He was born at Csatd near Temesvar in Hungary. His father, a government official, died at Budapest in 1807, leaving his children in the care of their mother, who in 1811 married again. In 1819 Nikolaus went to the University of Vienna; he subsequently studied Hungarian law at Bratislava and then spent the best part of four years in qualifying himself in medicine. Unable to settle down to any profession, he had already begun to write verse; and the disposition to sentimental melancholy inherited from his mother, stimulated by disappointments in love and by the prevailing fashion of the romantic school of poetry, descended into gloom after his mother's death in 1829.

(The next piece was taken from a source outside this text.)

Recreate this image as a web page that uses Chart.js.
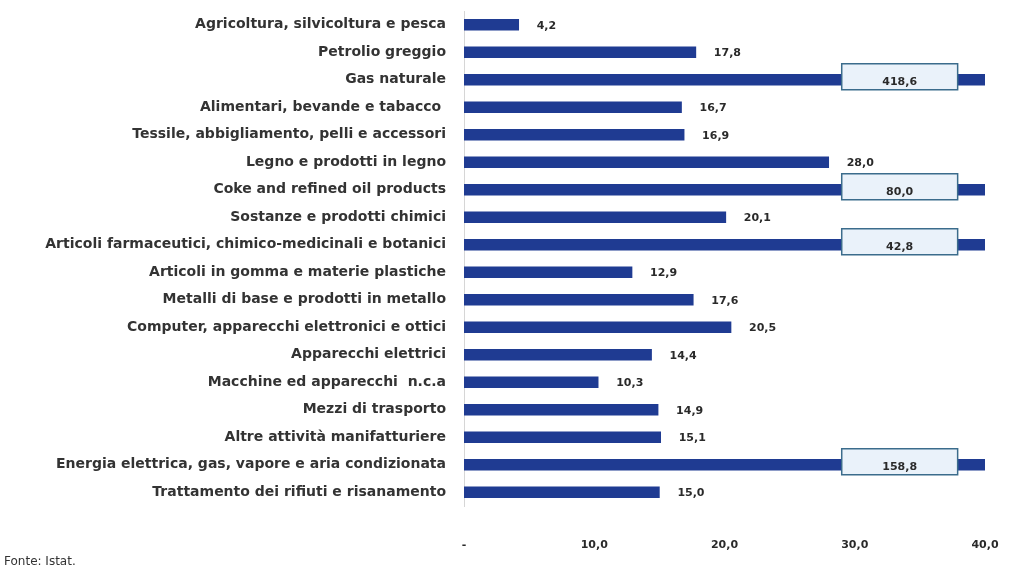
<!DOCTYPE html>
<html>
<head>
<meta charset="utf-8">
<script src="https://cdn.jsdelivr.net/npm/chart.js@4/dist/chart.umd.min.js"></script>
<style>
  html, body { margin: 0; padding: 0; background: #fff; }
  #wrap { position: relative; width: 1025px; height: 571px; }
  #fonte { position: absolute; left: 4px; top: 554px; font: 12px "DejaVu Sans", sans-serif; color: #333; }
</style>
</head>
<body>
<div id="wrap">
  <canvas id="chart"></canvas>
  <div id="fonte">Fonte: Istat.</div>
</div>
<script>
// settori (categorie)
var categories = [
    'Agricoltura, silvicoltura e pesca',
    'Petrolio greggio',
    'Gas naturale',
    'Alimentari, bevande e tabacco ',
    'Tessile, abbigliamento, pelli e accessori',
    'Legno e prodotti in legno',
    'Coke and refined oil products',
    'Sostanze e prodotti chimici',
    'Articoli farmaceutici, chimico-medicinali e botanici',
    'Articoli in gomma e materie plastiche',
    'Metalli di base e prodotti in metallo',
    'Computer, apparecchi elettronici e ottici',
    'Apparecchi elettrici',
    'Macchine ed apparecchi  n.c.a',
    'Mezzi di trasporto',
    'Altre attività manifatturiere',
    'Energia elettrica, gas, vapore e aria condizionata',
    'Trattamento dei rifiuti e risanamento'
];
var values = [4.2, 17.8, 418.6, 16.7, 16.9, 28.0, 80.0, 20.1, 42.8, 12.9, 17.6, 20.5, 14.4, 10.3, 14.9, 15.1, 158.8, 15.0];
var tickValues = [0, 10, 20, 30, 40];
var tickLabels = ['-', '10,0', '20,0', '30,0', '40,0'];
var axisMax = 40;

function fmt(v) {
    return v.toFixed(1).replace('.', ',');
}

// etichette dei valori; box per le barre fuori scala
var valueLabels = {
    id: 'valueLabels',
    afterDatasetsDraw: function(chart) {
        var ctx = chart.ctx;
        var meta = chart.getDatasetMeta(0);
        var x = chart.scales.x;
        ctx.save();
        ctx.font = 'bold 11px "DejaVu Sans", sans-serif';
        ctx.textBaseline = 'middle';
        meta.data.forEach(function(bar, i) {
            var v = values[i];
            if (v <= axisMax) {
                ctx.fillStyle = '#2a2a2a';
                ctx.textAlign = 'left';
                ctx.fillText(fmt(v), bar.x + 18, bar.y + 1);
            } else {
                var left = x.getPixelForValue(29.0);
                var right = x.getPixelForValue(37.9);
                var top = bar.y - 16, h = 26;
                ctx.fillStyle = '#eaf2fa';
                ctx.fillRect(left, top, right - left, h);
                ctx.strokeStyle = '#3b6c8c';
                ctx.lineWidth = 1.5;
                ctx.strokeRect(left, top, right - left, h);
                ctx.fillStyle = '#2a2a2a';
                ctx.textAlign = 'center';
                ctx.fillText(fmt(v), (left + right) / 2, bar.y + 2);
            }
        });
        ctx.restore();
    }
};

var ctx = document.getElementById('chart').getContext('2d');
var chart = new Chart(ctx, {
    type: 'bar',
    data: {
        labels: categories,
        datasets: [{
            data: values,
            backgroundColor: '#1f3b92',
            barThickness: 11
        }]
    },
    options: {
        indexAxis: 'y',
        responsive: true,
        maintainAspectRatio: false,
        animation: false,
        layout: { padding: { top: 11, right: 40, left: 0, bottom: 0 } },
        plugins: {
            legend: { display: false },
            tooltip: { enabled: false }
        },
        scales: {
            x: {
                min: 0,
                max: axisMax,
                afterBuildTicks: function(scale) {
                    scale.ticks = tickValues.map(function(v) { return { value: v }; });
                },
                afterFit: function(scale) {
                    scale.height = 65;
                    scale.paddingLeft = 0;
                    scale.paddingRight = 0;
                },
                grid: { display: false, drawTicks: false },
                border: { display: false },
                ticks: {
                    padding: 33,
                    color: '#2a2a2a',
                    font: { family: 'DejaVu Sans', size: 11, weight: 'bold' },
                    callback: function(v) {
                        var i = tickValues.indexOf(v);
                        return i >= 0 ? tickLabels[i] : '';
                    }
                }
            },
            y: {
                afterFit: function(scale) {
                    scale.width = 464;
                    scale.paddingTop = 0;
                    scale.paddingBottom = 0;
                },
                grid: { display: false, drawTicks: false },
                border: { display: true, color: '#d6d6d6', width: 1 },
                ticks: {
                    padding: 18,
                    color: '#333',
                    font: { family: 'DejaVu Sans', size: 14, weight: 'bold' }
                }
            }
        }
    },
    plugins: [valueLabels]
});
</script>
</body>
</html>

Soon afterwards, a legacy from his grandmother enabled him to devote himself wholly to poetry. His first ptiblished poems appeared in 1827, in JG Seidl's Aurora. In 1831 he went to Stuttgart, where he published a volume of Gedichte (183 2) dedicated to the Swabian poet, Gustav Schwab. Here he also made the acquaintance of Ludwig Uhland, Justinus Kerner, Karl Mayerl and others; but his restless spirit longed for change, and he determined to seek for peace and freedom in America.
In October 1832 he landed at Baltimore and settled on a homestead in Ohio. But the reality of life in the primeval forest fell lamentably short of the ideal he had pictured; he disliked the Americans with their eternal English lisping of dollars (englisches Talergelispel); and in 1833 he returned to Germany, where the appreciation of his first volume of poems revived his spirits. From then on he lived partly in Stuttgart and partly in Vienna. In 1836 appeared his Faust, in which he laid bare his own soul to the world; in 1837, Savonarola, an epic in which freedom from political and intellectual tyranny is insisted upon as essential to Christianity. In 1838 his Neuere Gedichte proved that Savonarola had been the result of a passing exaltation. Of these new poems, some of the finest were inspired by his hopeless passion for Sophie von Löwenthal, the wife of a friend. In 1842 appeared Die Albigenser, and in 1844 he began writing his Don Juan, a fragment of which was published after his death. Soon afterwards his never well-balanced mind began to show signs of aberration, and in October 1844 he was placed under restraint. He died in the asylum at Oberdobling near Vienna.
Lenau's fame rests mainly upon his shorter poems; even his epics are essentially lyric in quality. He is the greatest modern lyric poet of Austria, and the typical representative in German literature of that pessimistic Weltschmerz which, beginning with Lord Byron, reached its culmination in the poetry of Giacomo Leopardi.